According to Yedioth Ahronoth, when an Israeli intelligence officer asked Tasnim’s correspondent in Arabic, “Do you understand that Iran is a hostile state to Israel?”, she replied, “My enemy, as far as I'm concerned, is the one who starves two million residents and children (in Gaza). That’s what I can tell you."

Tasnim’s correspondent gave that courageous response to the Zionist officer while she has been held in solitary confinement for four months and subjected to beatings, insults, humiliation, cold, and hunger as forms of torture.

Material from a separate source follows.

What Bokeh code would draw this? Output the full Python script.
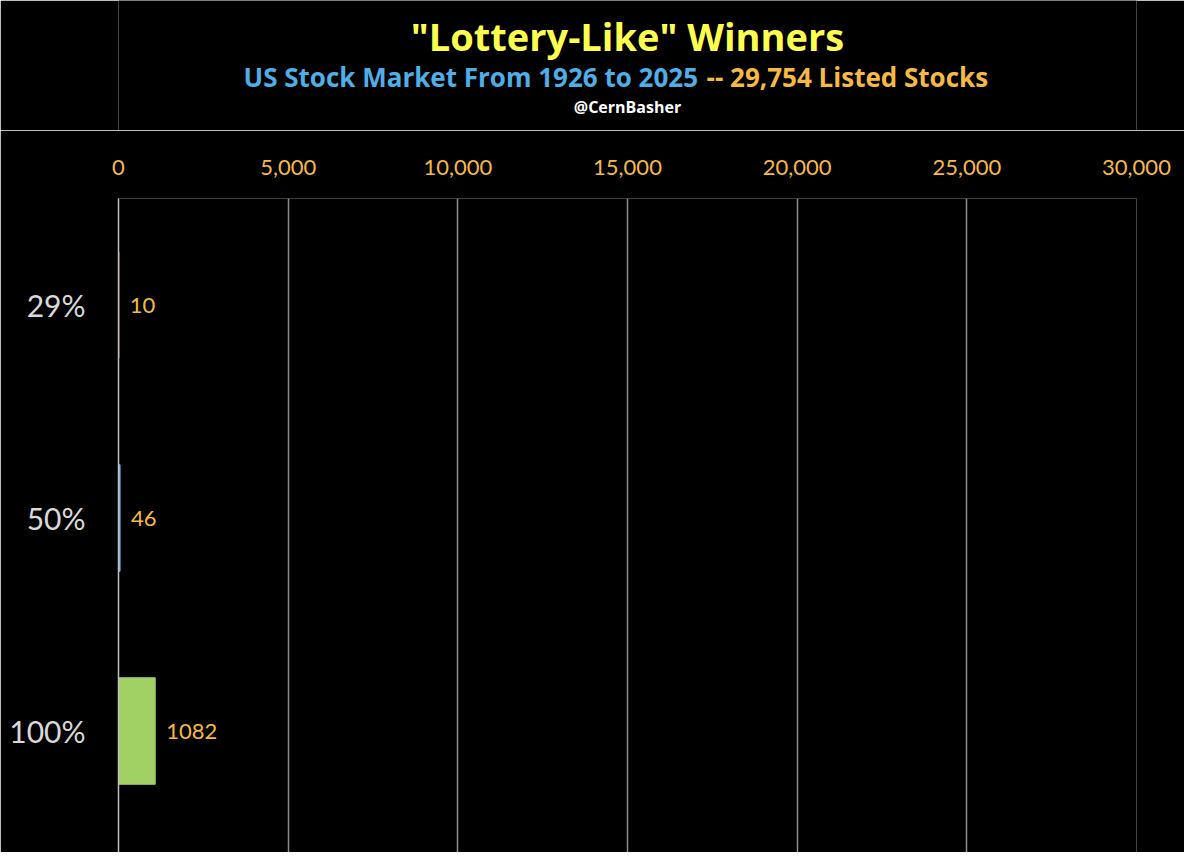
from bokeh.plotting import figure
from bokeh.layouts import column
from bokeh.models import Range1d, FixedTicker, NumeralTickFormatter, ColumnDataSource
from bokeh.core.properties import value
from bokeh.embed import file_html
from bokeh.resources import INLINE

# ---- data ----
categories = ["29%", "50%", "100%"]
counts = [10, 46, 1082]
bar_colors = ["#F4B183", "#6CB8E6", "#A1D064"]
x_ticks = [0, 5000, 10000, 15000, 20000, 25000, 30000]
title_text = '"Lottery-Like" Winners'
subtitle_blue = "US Stock Market From 1926 to 2025"
subtitle_orange = "-- 29,754 Listed Stocks"
handle_text = "@CernBasher"

FONT = "Lato"
TFONT = "Open Sans"
ORANGE = "#F6BA43"
BLUE = "#4FAEE6"
YELLOW = "#FFFF4D"

W = 1184
HH = 130          # header height
H = 852 - HH      # main figure height
TOP = 68          # space above frame in main figure
BAND = 213        # pixel height of one category band

# ---- header figure ----
h = figure(width=W, height=HH, output_backend="svg", toolbar_location=None,
           x_range=Range1d(0, W), y_range=Range1d(0, HH),
           min_border_left=0, min_border_right=0, min_border_top=0, min_border_bottom=0)
h.background_fill_color = "black"
h.border_fill_color = "black"
h.outline_line_color = None
h.axis.visible = False
h.grid.grid_line_color = None

def hy(y_from_top):
    return HH - y_from_top

h.text(x=[592], y=[hy(35)], text=[title_text], text_align="center", text_baseline="middle",
       text_color=YELLOW, text_font=value(TFONT), text_font_size="38px", text_font_style="bold")
h.text(x=[674], y=[hy(76)], text=[subtitle_blue], text_align="right", text_baseline="middle",
       text_color=BLUE, text_font=value(TFONT), text_font_size="26px", text_font_style="bold")
h.text(x=[684], y=[hy(76)], text=[subtitle_orange], text_align="left", text_baseline="middle",
       text_color=ORANGE, text_font=value(TFONT), text_font_size="26px", text_font_style="bold")
h.text(x=[592], y=[hy(106)], text=[handle_text], text_align="center", text_baseline="middle",
       text_color="white", text_font=value(TFONT), text_font_size="16px", text_font_style="bold")

# ---- main figure ----
n = len(categories)
ypos = [n - i - 0.5 for i in range(n)]  # top to bottom
src = ColumnDataSource(dict(y=ypos, right=counts, color=bar_colors,
                            label=[str(c) for c in counts]))

frame_h = H - TOP
p = figure(width=W, height=H, output_backend="svg", toolbar_location=None,
           x_range=Range1d(0, 30000), y_range=Range1d(n - frame_h / BAND, n),
           x_axis_location="above",
           min_border_left=118, min_border_right=48, min_border_top=TOP, min_border_bottom=0)
p.background_fill_color = "black"
p.border_fill_color = "black"
p.outline_line_color = None

p.hbar(y="y", right="right", left=0, height=0.5, color="color", source=src)
p.text(x="right", y="y", text="label", source=src, x_offset=11,
       text_align="left", text_baseline="middle", text_color=ORANGE,
       text_font=value(FONT), text_font_size="22px")

xa = p.xaxis[0]
xa.ticker = FixedTicker(ticks=x_ticks)
xa.formatter = NumeralTickFormatter(format="0,0")
xa.major_label_text_color = ORANGE
xa.major_label_text_font = FONT
xa.major_label_text_font_size = "22px"
xa.major_label_standoff = 24
xa.major_tick_line_color = None
xa.major_tick_in = 0
xa.major_tick_out = 0
xa.minor_tick_line_color = None
xa.axis_line_color = None

ya = p.yaxis[0]
ya.ticker = FixedTicker(ticks=ypos)
ya.major_label_overrides = {y: c for y, c in zip(ypos, categories)}
ya.major_label_text_color = "#D9D9D9"
ya.major_label_text_font = FONT
ya.major_label_text_font_size = "30px"
ya.major_label_standoff = 33
ya.major_tick_line_color = None
ya.major_tick_in = 0
ya.major_tick_out = 0
ya.minor_tick_line_color = None
ya.axis_line_color = "#BFBFBF"
ya.axis_line_width = 1.5

p.xgrid.grid_line_color = "#8C8C8C"
p.xgrid.grid_line_width = 1.5
p.xgrid.ticker = FixedTicker(ticks=x_ticks)
p.ygrid.grid_line_color = None

layout = column(h, p, spacing=0)
open("out.html", "w").write(file_html(layout, INLINE))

According to Yedioth Ahronoth’s report, after the Israeli intelligence officer examined the Tasnim correspondent’s mobile phone and presented the text of her chats with the Iranian news agency’s editorial desk as evidence of a crime, Farah Abu Ayyash responded: “I have nothing to hide… I haven’t eaten in 15 days… The glass of water you brought me is the first I’ve had in two days. The water we have in the prison is yellow. I don't sleep. They beat me and call me a terrorist. Am I a terrorist? What exactly did I do?"

Based on information it claims to have received from Shin Bet, the Zionist newspaper, in a ridiculous claim, wrote that Farah Abu Ayyash received money in exchange for reports she provided to Tasnim and considered this a sign the correspondent’s activities were non-journalistic. However, this Hebrew media outlet has deliberately ignored the fact that, firstly, all materials sent by Farah Abu Ayyash to the news agency were published on Tasnim’s official output, and the claim of accessing such information is absurd, since it is available online and can be seen by ordinary individuals.

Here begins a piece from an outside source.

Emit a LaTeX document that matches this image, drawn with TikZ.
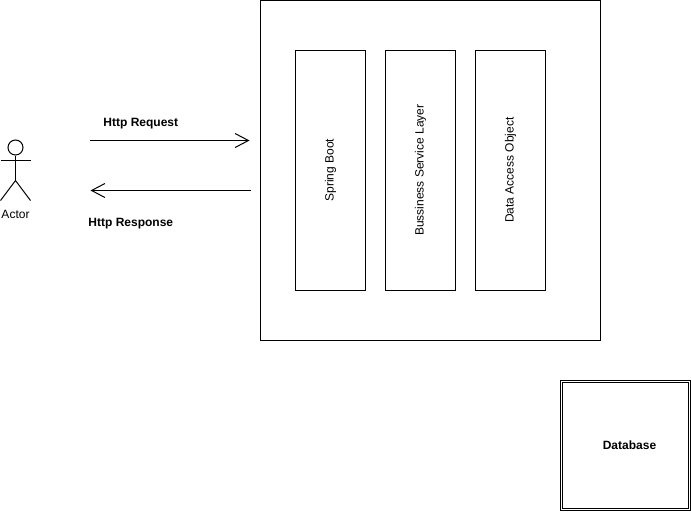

Therefore, portraying the published content of a 24-year-old woman on the public output of an official website as an “intelligence extraction” after four months of torturing her by a major security apparatus is clearly absurd and laughable.

Secondly, Ahronoth and Shin Bet entered the discussion of journalism so amateurishly that they failed to realize that the payments were not solely for the reporter herself, but for her entire media team, including filming and editing.

All of this shows that the Zionists’ hands are empty when it comes to scenario-making, and that they have arrested an innocent journalist who, from the outset, prepared reports publicly and not covertly, bearing the Tasnim logo. Her work was limited to the West Bank, which, even under the Israeli regime’s own claimed laws, has nothing to do with the Zionists.

The Zionist interrogator, Nassim Hayek, told Yedioth Ahronoth regarding this case, “This is the first case of its kind in the country. A Palestinian journalist working for Iran, and an Iranian agency established in the West Bank under Israel's nose."

This Zionist media outlet wrote about Farah Abu Ayyash that Tasnim’s correspondent holds a bachelor's degree in communications, has an official international press card from a human rights organization, and worked as a freelance journalist for PNN --the Palestine News Network-- and Wattan, an independent Palestinian news agency.

These statements themselves clearly confirm the illegality of the Israeli regime’s claims against the Tasnim News Agency and the correspondent in the West Bank, as she is a media professional who has been active in the West Bank for years.

Fundamentally, responsibility for internal affairs in the West Bank has nothing to do with the Zionist regime, and it cannot act there based on the laws governing the occupied territories. Of course, it is clear that from a regime that has killed 70,000 people and subjects two million people in Gaza to cold and hunger, expecting commitment to law or honorable conduct is impossible.

Nevertheless, the main issue is that the Zionist regime --which claims intelligence superiority, technological power, and the like-- has no admissible pretext and is merely seeking to restore its failed intelligence credibility after October 7 by torturing a young woman in a manner reminiscent of pre-civilizational practices.